I * W ~= (sign(I) (*) sign(W)) o Ka = ((sign(I) (*) sign(W)) o (A (*) k)a
where
A =  torch.mean(input.abs(), 1, keepdim=True)
k  = an averaging kernel with value 1/(w*h)

so A(*)k is to averaging each input element with its neighboring elements. This is missing in the current implementation, where only (sign(I) (*) sign(W)) o a is calculated.

C:add(activation())
C:add(cudnn.SpatialConvolution(nInputPlane, nOutputPlane, kW, kH, dW, dH, padW, padH))

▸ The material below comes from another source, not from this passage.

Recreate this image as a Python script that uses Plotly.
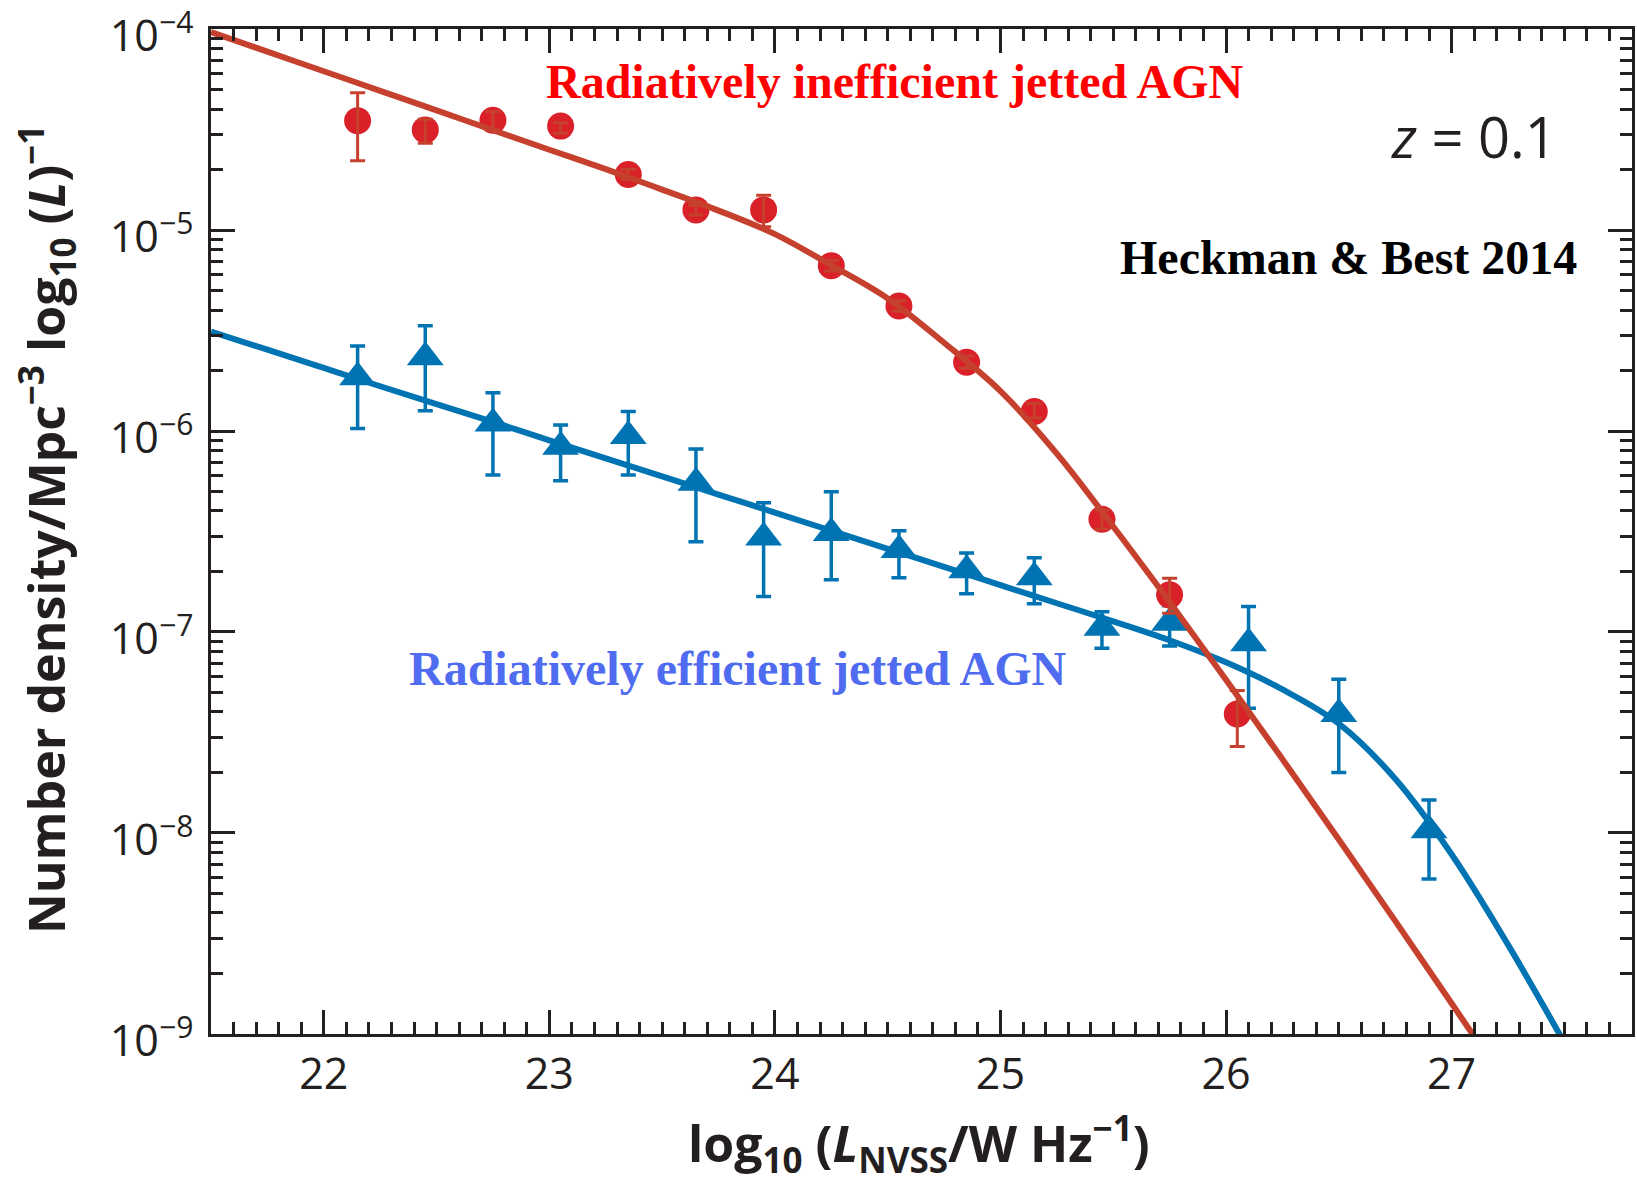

To capture the convolution with A and k from the paper, I would expect pseudo code like this in function BinConvolution() in python

x = BinActiveZ(x)
# <=== === === === === === === === === === START
A = mean #shape N, 1, W, H
sign_I = x #shape  N, Cin, W, H
kH = self.conv.weight.shape[2] #kernel height
kW = self.conv.weight.shape[3] #kernel width
k = torch.ones(1, 1, kH, kW) * (1/(kH*kW)) #setup averaging kernel k
conv_Ak = torch.nn.Conv2d(1, 1, kH, kW, padding=(kH//2, kW//2))
conv_Ak.weight.data = k
K = conv_Ak(A) #shape N, 1, W, H

#now calculate sign_I (*)sign_W o Ka
# since self.conv.weight is already binarized by binarizeConvParams() before batch starts, 
# the `a` in `Ka` is included in `self.conv(x)` . The only missing part is `mul(K)`
# Hence:
x = self.conv(x).mul(K) 
# <=== === === === === === === === === === END

Can you check if my understanding of the discrepancy is correct?

leejiajun commented 3 years ago

@honglh Did you figure it out? Besides, I am curious on the first layer which uses float point but the paper said it uses +1 and -1. Did I misunderstand?